Using this example, you should be wagering 8% of your total bankroll for the full Kelly stake. Now this may not sound like much to some of you, but in truth, even betting this much could actually see you lose a significant portion of your bank if you hit a run of successive losses (in fact, even with the Kelly stake, you have just as good of a chance of losing half of your bankroll before you double it). Of course, this also applies much more to those with a larger bankroll, as there is a huge difference between £8, £80 and £800 bets.

The major issue is that many punters tend to overestimate their advantage. We already mentioned how smart punters know that their estimated advantage should always be close to the bookmaker’s, as even a few percentage points can cost you some serious cash.

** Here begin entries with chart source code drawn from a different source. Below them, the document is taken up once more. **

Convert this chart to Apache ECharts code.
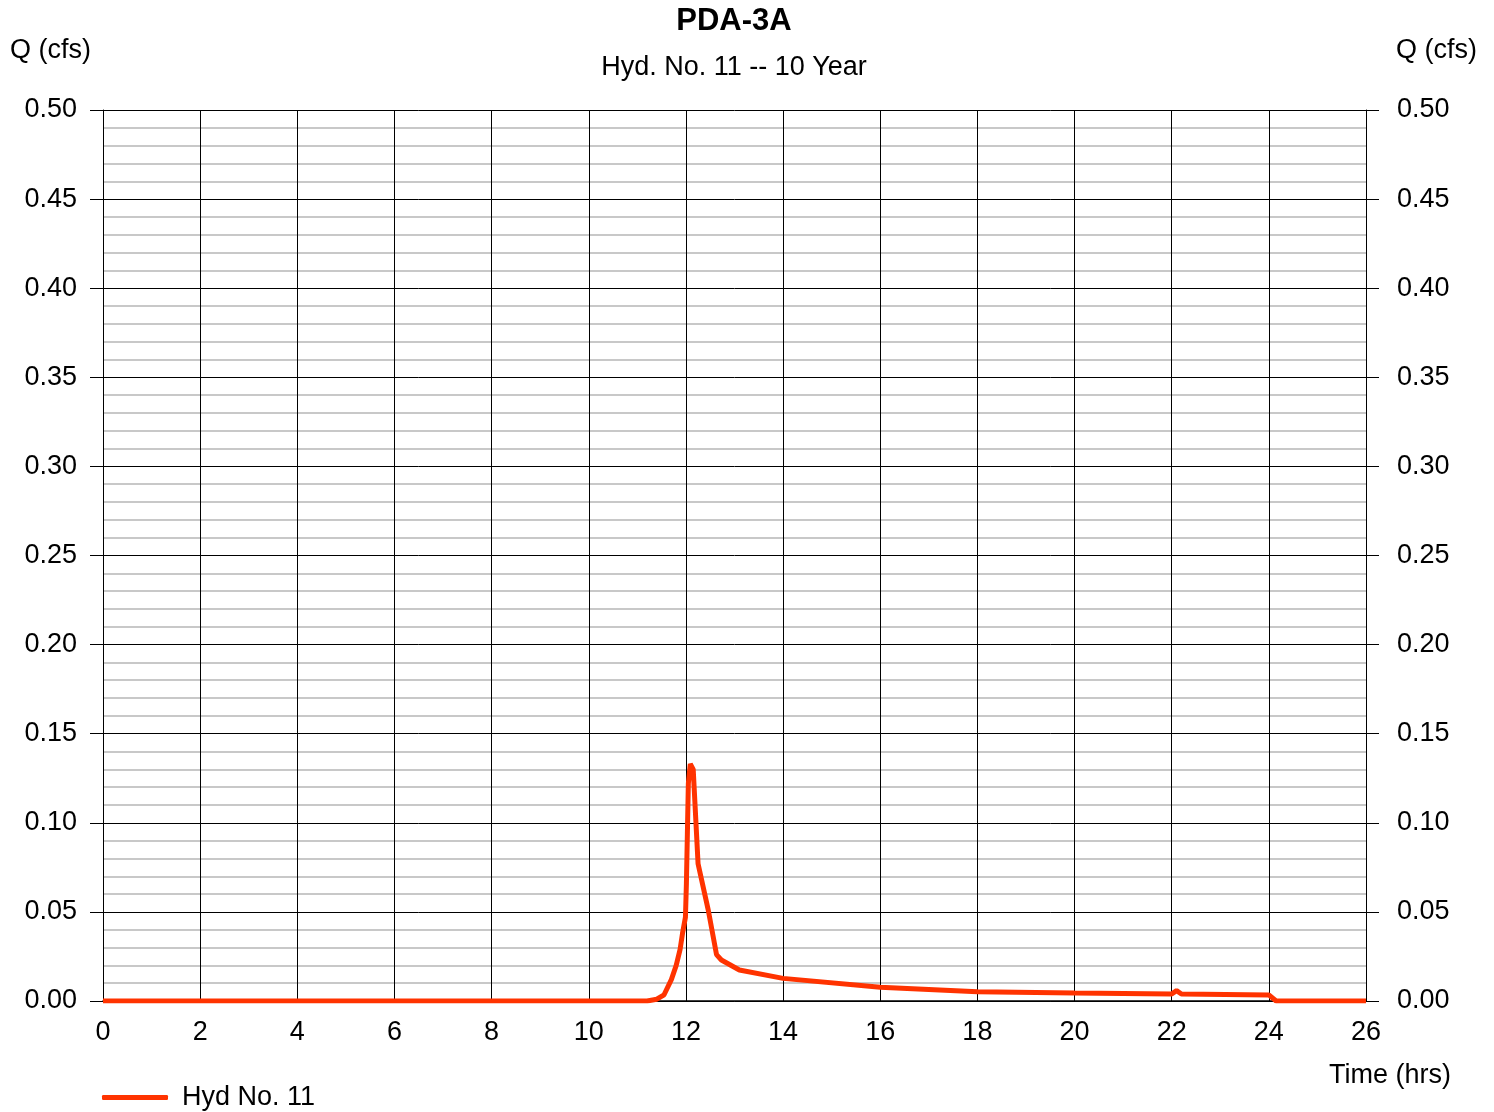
<!DOCTYPE html>
<html>
<head>
<meta charset="utf-8">
<script src="https://cdn.jsdelivr.net/npm/echarts@6/dist/echarts.min.js"></script>
<style>
  html, body { margin: 0; padding: 0; background: #fff; }
  #chart { width: 1494px; height: 1112px; }
</style>
</head>
<body>
<div id="chart"></div>
<script>
// hydrograph
const times = [0, 11.2, 11.4, 11.55, 11.7, 11.8, 11.88, 11.93, 11.99, 12.01, 12.03, 12.05, 12.09, 12.15, 12.25, 12.46, 12.63, 12.73, 13.1, 14.0, 16.0, 18.0, 20.0, 22.0, 22.1, 22.2, 24.0, 24.15, 26];
const flows = [0, 0, 0.001, 0.0035, 0.012, 0.02, 0.029, 0.038, 0.047, 0.066, 0.094, 0.122, 0.133, 0.13, 0.077, 0.051, 0.026, 0.023, 0.0174, 0.0127, 0.0077, 0.0052, 0.0045, 0.0039, 0.0058, 0.0039, 0.0034, 0, 0];
const seriesName = 'Hyd No. 11';
const titleText = 'PDA-3A';
const subTitleText = 'Hyd. No. 11 -- 10 Year';

const font = 'Liberation Sans, Arial, sans-serif';
const pts = times.map((t, i) => [t, flows[i]]);

function yAxisOpt(pos, margin) {
    return {
        type: 'value',
        position: pos,
        min: 0,
        max: 0.5,
        interval: 0.05,
        axisLine: { show: true, lineStyle: { color: '#000', width: 1 } },
        axisTick: { show: true, length: 13, lineStyle: { color: '#000' } },
        axisLabel: {
            margin: margin,
            color: '#000',
            fontSize: 27,
            fontFamily: font,
            padding: [4, 0, 0, 0],
            formatter: v => v.toFixed(2)
        },
        splitLine: { show: pos === 'left', lineStyle: { color: '#000', width: 1 } },
        minorTick: { show: false, splitNumber: 5 },
        minorSplitLine: { show: pos === 'left', lineStyle: { color: '#c8c8c8', width: 2 } }
    };
}

let myChart = echarts.init(document.getElementById('chart'));
myChart.setOption({
    animation: false,
    backgroundColor: '#fff',
    title: [{
        text: titleText,
        left: 729,
        textAlign: 'center',
        top: 1,
        textStyle: { fontSize: 31, fontWeight: 'bold', color: '#000', fontFamily: font }
    }, {
        text: subTitleText,
        left: 729,
        textAlign: 'center',
        top: 49,
        textStyle: { fontSize: 27, fontWeight: 'normal', color: '#000', fontFamily: font }
    }],
    graphic: [
        { type: 'text', left: 10, top: 37, style: { text: 'Q (cfs)', font: '27px ' + font, fill: '#000' } },
        { type: 'text', right: 17, top: 37, style: { text: 'Q (cfs)', font: '27px ' + font, fill: '#000' } },
        { type: 'text', right: 43, top: 1062, style: { text: 'Time (hrs)', font: '27px ' + font, fill: '#000' } }
    ],
    legend: {
        data: [seriesName],
        left: 97,
        top: 1079,
        icon: 'roundRect',
        itemWidth: 66,
        itemHeight: 5,
        textStyle: { fontSize: 27, color: '#000', fontFamily: font, padding: [0, 0, 0, 9] }
    },
    grid: {
        left: 103,
        right: 128,
        top: 110,
        bottom: 111,
        outerBoundsMode: 'none',
        containLabel: false
    },
    xAxis: {
        type: 'value',
        min: 0,
        max: 26,
        interval: 2,
        axisLine: { show: true, onZero: false, lineStyle: { color: '#000', width: 1.5 } },
        axisTick: { show: false },
        axisLabel: { margin: 18, color: '#000', fontSize: 27, fontFamily: font },
        splitLine: { show: true, lineStyle: { color: '#000', width: 1 } }
    },
    yAxis: [yAxisOpt('left', 26), yAxisOpt('right', 31)],
    series: [{
        name: seriesName,
        type: 'line',
        data: pts,
        showSymbol: false,
        symbol: 'none',
        lineStyle: { color: '#ff3300', width: 5 },
        itemStyle: { color: '#ff3300' },
        z: 5
    }]
});
</script>
</body>
</html>
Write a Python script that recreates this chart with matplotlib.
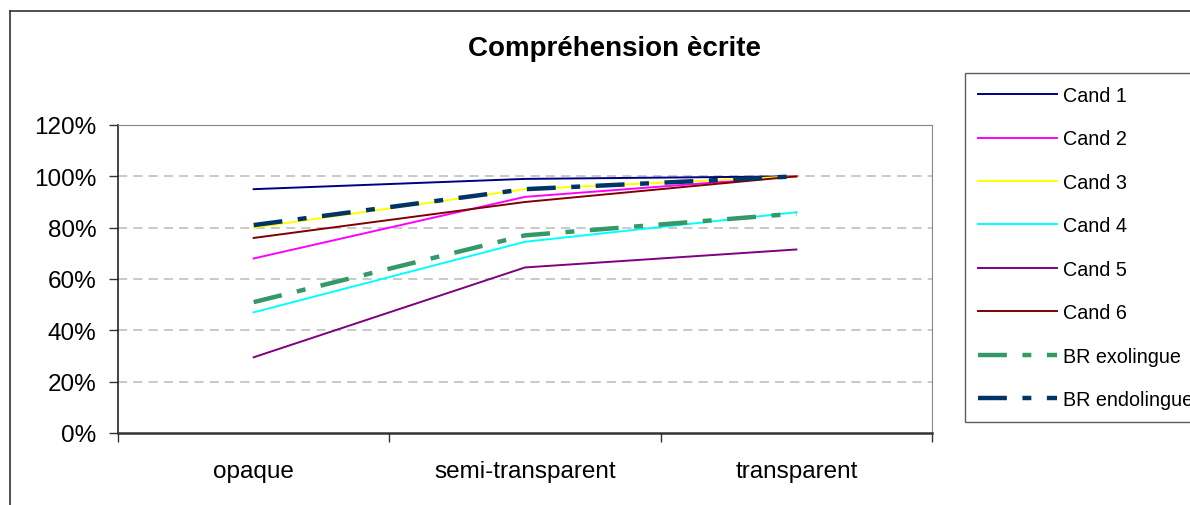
import matplotlib
matplotlib.use("Agg")
import matplotlib.pyplot as plt
from matplotlib.lines import Line2D
from matplotlib.ticker import FuncFormatter, FixedLocator

plt.rcParams['font.family'] = ['Liberation Sans', 'DejaVu Sans']

categories = ["opaque", "semi-transparent", "transparent"]
series_names = ["Cand 1", "Cand 2", "Cand 3", "Cand 4", "Cand 5", "Cand 6",
                "BR exolingue", "BR endolingue"]
cand1 = [0.95, 0.99, 1.00]
cand2 = [0.68, 0.92, 1.00]
cand3 = [0.80, 0.95, 1.00]
cand4 = [0.47, 0.745, 0.86]
cand5 = [0.295, 0.645, 0.715]
cand6 = [0.76, 0.90, 1.00]
br_exo = [0.51, 0.77, 0.855]
br_endo = [0.81, 0.95, 1.00]
series_values = [cand1, cand2, cand3, cand4, cand5, cand6, br_exo, br_endo]

colors = ["#000080", "#FF00FF", "#FFFF00", "#00FFFF", "#800080", "#800000",
          "#339966", "#003366"]

W, H = 1190, 506
fig = plt.figure(figsize=(W / 100, H / 100), dpi=100)
ax = fig.add_axes([118 / W, 1 - 434 / H, (932 - 118) / W, (434 - 126) / H])

x = [i + 0.5 for i in range(len(categories))]
handles = []
for name, vals, col in zip(series_names, series_values, colors):
    if name.startswith("BR"):
        ln, = ax.plot(x, vals, color=col, lw=3.2, label=name,
                      dashes=(6.5, 3.5, 2, 3.5), solid_capstyle='butt',
                      dash_capstyle='butt')
    else:
        ln, = ax.plot(x, vals, color=col, lw=1.4, label=name)
    handles.append(ln)

ax.set_xlim(0, len(categories))
ax.set_ylim(0, 1.2)
ax.yaxis.set_major_locator(FixedLocator([0, 0.2, 0.4, 0.6, 0.8, 1.0, 1.2]))
ax.yaxis.set_major_formatter(FuncFormatter(lambda v, p: f"{v * 100:.0f}%"))
ax.set_xticks([0, 1, 2, 3])
ax.set_xticklabels([])
ax.set_xticks(x, minor=True)
ax.set_xticklabels(categories, minor=True)
ax.tick_params(axis='x', which='minor', length=0, pad=19.5, labelsize=17.5)
ax.tick_params(axis='x', which='major', direction='out', length=6.5, width=1, color='#333333')
ax.tick_params(axis='y', direction='out', length=6.5, width=1, color='#333333',
               labelsize=17.5, pad=9)

for v in [0.2, 0.4, 0.6, 0.8, 1.0]:
    ax.axhline(v, color='#BBBBBB', lw=1.1, ls=(0, (6, 4)), zorder=0)

ax.spines['top'].set_color('#888888')
ax.spines['right'].set_color('#888888')
ax.spines['left'].set_color('#222222')
ax.spines['bottom'].set_color('#333333')
ax.spines['bottom'].set_linewidth(1.8)
ax.spines['left'].set_linewidth(1.2)

fig.text(614 / W, 1 - 49 / H, "Compréhension ècrite", ha='center', va='center',
         fontsize=20, fontweight='bold')

# outer chart frame
fig.add_artist(Line2D([10 / W, 10 / W], [0, 1 - 12 / H], color='#333333', lw=1.2,
                      transform=fig.transFigure))
fig.add_artist(Line2D([10 / W, 1], [1 - 12 / H, 1 - 12 / H], color='#333333', lw=1.2,
                      transform=fig.transFigure))

# legend runs past the right edge, as in the original
leg = fig.legend(handles=handles, loc='upper left',
                 bbox_to_anchor=(965 / W, 1 - 74 / H), bbox_transform=fig.transFigure,
                 frameon=True, fancybox=False, edgecolor='#333333', fontsize=14.2,
                 handlelength=4.0, handletextpad=0.3, labelspacing=1.24,
                 borderpad=0.66, borderaxespad=0)
leg.get_frame().set_linewidth(1.0)

fig.savefig("out.png", dpi=100)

To help with this problem of overestimation, some punters use half-Kelly or even quarter-Kelly bets, which in our case would be 4% or 2% of the total bankroll. These fractional Kelly stakes won’t grow your bankroll as quickly, but they can also help prevent the huge downswings that sometimes occur, or at least lessen their impact. While you have a 1 in 2 chance of losing half your bankroll before doubling it with the full Kelly stake, these odds decrease all the way to 1 in 9 with half-Kelly stakes, showing just how beneficial it can be.

There is no surefire strategy to make you an instant winner, as it’s really all about judging the value of a bet. Still, the Kelly strategy is surely one of the best ways for a good punter for maximize their earning potential.